Re: Non-MII card link detection



Hi Dan,

On Sun, 06 Feb 2005 00:07:08 -0500, Dan Williams wrote:
> Hi,
> 
> Ok, so I did non-MII link detection as follows:
> 
> Every wired device has a timout function running in the device thread,
> that every 2s checks the numbers in:
> 
> /sys/class/net/<dev>/statistics/rx_packets
> /sys/class/net/<dev>/statistics/collisions
> 
> If the numbers have changed within the last 10s, then the code sets link
> status to TRUE.  If they have not changed, it sets link status to FALSE.
> 
> While this works great at the office, where there are a lot of broadcast
> packets around, this works badly for my home network with 1 server and
> just the laptop, using a Belkin F5D5020 that doesn't support either MII or
> ethtool.  There just isn't enough traffic to update the statistics within
> 10s necessarily.
> 
> So I'm not quite sure what to do... NetworkManager doesn't work really
> well with non-carrier-detecting cards right now.  About the only way we
> can figure out whether or not the card has carrier-detection is to check
> both MII ioctl()s and ethtool ioctl()s.  Even then, we're not necessarily
> sure it doesn't support carrier detection, but it'll have to do.
> 
> If we don't support carrier detection, we have a few options:
> 
> 1) Figure out some improvement or other algorithm for the traffic-checking
> method.  I've looked at broadcast pings, but that wouldn't endear us to
> network administrators at all.  I don't know of another method to force
> devices to talk to us.
> 
> 2) Just disable non-carrier-detect devices from automatic device
> selection. They will still appear in the menu and can be used by the user,
> but they will never be switched to automatically.
> 
> I think at the moment, #2 is probably the best option unless we can come
> up with some better version of #1 for these devices.
> 
> Dan

I have a suggestion, but I don't really know if we can do this in NM, or
if it will work as expected, because I never tried it.
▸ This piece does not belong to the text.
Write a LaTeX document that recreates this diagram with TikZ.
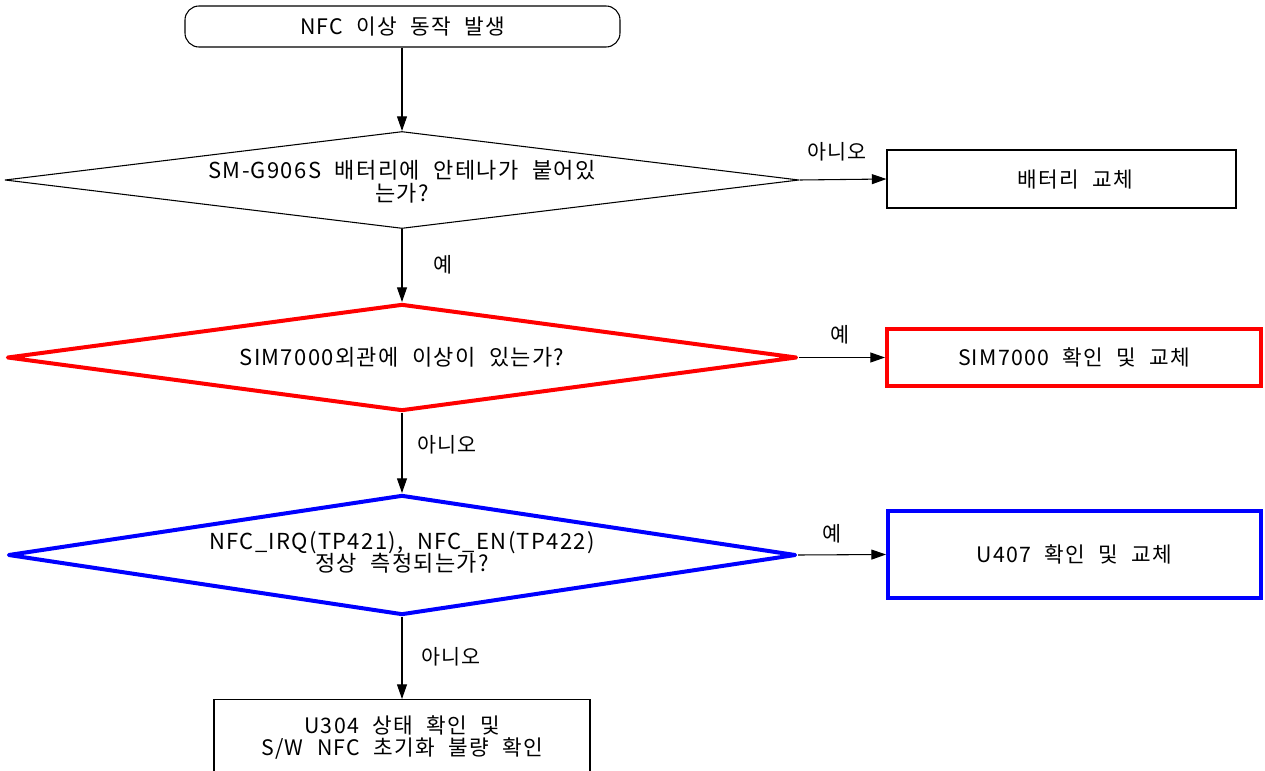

Every X seconds we send a special frame on the wire, the destination
address is our own MAC address of that interface, which means that we are
the end destination of that packet. The ether-type can be 0x9000 which is
 registered for loopback packets.
If the link is up, we should receive this packet because it has our own
mac address as destination, which will be reflected in rx_packets counter.
Now, if we miss Y packet in a row, we could assume the link is off.

X is a user configurable interval, and have a sane
default, like 5 or 10 secs, and Y is the number of replies we are allow to
loose before we declare the link down.

What do you think about it ?
If you like the idea, we should ask the opinion of a linux networking guy,
to see if this is feasible/working or not with linux networking stack.